Na primeira banca, perguntei: “O senhor tem cancorosa?”. Ele me olhou, e disse, com firmeza, que não. Apontou, ainda, que eu procurasse na banca ao lado, talvez ali pudesse encontrar. Fiz a mesma pergunta ao vizinho, que também respondeu negativamente, sem hesitação. Questionado sobre onde eu poderia encontrar, apontou a banca da frente, observando: “Ela é que costuma ter essas coisas estranhas”. Compreendi, então, que ele não sabia o que era cancorosa. Achei graça, e perguntei pelo outro nome: espinheira santa. Ah, isso ele tinha! Trouxe-me um pequeno saco de plástico, com as folhas bem esmagadas. Observei que, na verdade, eu queria as folhas inteiras. Ele me explicou que as folhas inteiras ocupam muito espaço, e precisam ser embaladas em sacos maiores. Os sacos estão caros. -“A gente espatifa ela bem espatifadinha, aí elas cabe do saco menor. Fica mais barato”. Tinha espatifado tanto, que parte dela virou farinha... Insisti na preferência às folhas inteiras, e ele recomendou, novamente, a banca da D. Eulália. A velhinha é graciosa, tem uma banca cheia de folhas medicinais, artesanato, cerâmicas, e outras quinquilharias. É famosa: já apareceu em vários programas de televisão, está acostumada a ser entrevistada. Artista, ela. - “A senhora tem espinheira santa?”; - “Tenho sim, minha filha!”; -“E a que a senhora tem, é inteira ou espatifada?” (eu aprendo rápido!). Era inteira. –“Cuidado, minha filha, para não machucar sua mão com os espinhos!”. De quebra, troquei uns dedos de boa e divertida prosa, e comprei mais alguns pacotinhos de marcela amarelinha, cheirosa...

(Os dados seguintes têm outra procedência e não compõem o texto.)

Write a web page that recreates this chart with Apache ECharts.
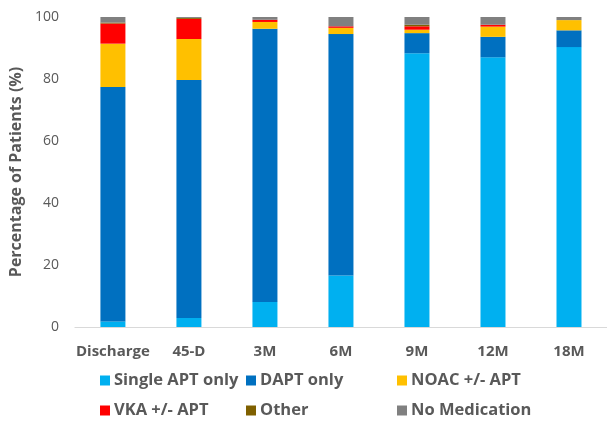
<!DOCTYPE html>
<html>
<head>
<meta charset="utf-8">
<script src="https://cdn.jsdelivr.net/npm/echarts@6/dist/echarts.min.js"></script>
<style>html,body{margin:0;padding:0;background:#fff;}#c{width:607px;height:422px;}</style>
</head>
<body>
<div id="c"></div>
<script>
var categories = ['Discharge', '45-D', '3M', '6M', '9M', '12M', '18M'];
var singleAPT = [1.8, 2.9, 8.1, 16.6, 88.3, 87.0, 90.3];
var dapt = [75.6, 76.8, 88.1, 77.9, 6.5, 6.6, 5.4];
var noac = [14.0, 13.2, 2.2, 2.0, 1.1, 3.3, 3.3];
var vka = [6.5, 6.5, 0.7, 0.5, 1.1, 0.6, 0];
var other = [0.3, 0.3, 0, 0, 0.5, 0, 0];
var noMed = [1.8, 0.3, 0.9, 3.0, 2.5, 2.5, 1.0];
var yTicks = [0, 20, 40, 60, 80, 100];

var names = ['Single APT only', 'DAPT only', 'NOAC +/- APT', 'VKA +/- APT', 'Other', 'No Medication'];
var colors = ['#00B0F0', '#0070C0', '#FFC000', '#FF0000', '#7F6000', '#808080'];
var values = [singleAPT, dapt, noac, vka, other, noMed];
var legendPos = [[100, 372], [246, 372], [397, 372], [100, 402], [246, 402], [397, 402]];
var font = '"Open Sans", sans-serif';

var chart = echarts.init(document.getElementById('c'), null, {renderer: 'canvas'});
chart.setOption({
  animation: false,
  textStyle: {fontFamily: font},
  color: colors,
  grid: {left: 71, right: -15, top: 17, bottom: 95, containLabel: false},
  legend: names.map(function (n, i) {
    return {
      data: [n], left: legendPos[i][0], top: legendPos[i][1], padding: 0,
      icon: 'rect', itemWidth: 10, itemHeight: 10, itemGap: 0,
      selectedMode: false,
      textStyle: {fontFamily: font, fontSize: 16.5, fontWeight: 'bold', color: '#595959', padding: [0, 0, 0, -1]}
    };
  }),
  xAxis: {
    type: 'category', data: categories,
    axisLine: {lineStyle: {color: '#D9D9D9', width: 1}},
    axisTick: {show: false},
    axisLabel: {fontFamily: font, fontSize: 15, fontWeight: 'bold', color: '#595959', margin: 17, interval: 0}
  },
  yAxis: {
    type: 'value', min: yTicks[0], max: yTicks[yTicks.length - 1], interval: 20,
    name: 'Percentage of Patients (%)', nameLocation: 'middle', nameGap: 42,
    nameTextStyle: {fontFamily: font, fontSize: 16, fontWeight: 'bold', color: '#595959'},
    axisLine: {show: false}, axisTick: {show: false}, splitLine: {show: false},
    axisLabel: {fontFamily: font, fontSize: 14, color: '#595959', margin: 16}
  },
  series: names.map(function (n, i) {
    return {
      name: n, type: 'bar', stack: 'total', data: values[i], barWidth: 25,
      itemStyle: {color: colors[i]}
    };
  })
});
</script>
</body>
</html>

Na saída, resolvi procurar por uma caneca de alumínio de boca estreita, alta, com tampa, para fazer café. Queria presentear um casal de amigos. Na parte superior do Mercado, na primeira loja, mostrei, com as mãos, as dimensões da caneca. A senhora que me atendeu repetiu meu gesto, observando o que dispunha nas prateleiras. Não encontrou: as canecas que tinham a altura solicitada eram bem mais largas; se tinham o mesmo diâmetro, eram bem mais baixas. Não me serviam. Então sua curiosidade foi despertada. –“O que você vai fazer com ela? Vai ferver leite?” Na verdade eu não queria entrar em detalhes sobre o uso que seria feito. Bastava a informação: tem ou não. Além disso, não tinha a menor intenção de comprar uma com outras dimensões. Ela decidiu investigar o destino que eu daria à tal caneca. Tentei ser breve: - “É para fazer café”. Sabia que não deveria ter dado início às explicações. Àquelas alturas, tinha me metido numa encrenca, pois ela teria vários contra-argumentos, na tentativa de me vender alguma das que ela tinha. –“Fazer café? Mas esta dá!...”, mostrando-me outra. Expliquei que não servia. –“Mas o que você vai fazer com o café?" Eu precisava para torrar o café. –“Mas você torra o grão, ou o pó?”. Ri-me: -“Torro ligeiramente o pó, com algumas misturas...”; -“Ah, então você mistura o pó de café com outras coisas...”. Expliquei que, na verdade, era o tempero do café... Neste ponto da conversa, eu já estava na loja seguinte, e já constatara que ali tampouco havia a tal da caneca. A senhora, que me seguira até ali, acenou, simpática, para mim, de volta à sua loja: -“Você precisa me ensinar essa receita, viu?”. Encontrei a caneca na última porta, quase na boca da rampa que dá acesso à saída. Era a única na prateleira.
Esse café está ficando famoso. hein? Tb quero a receita.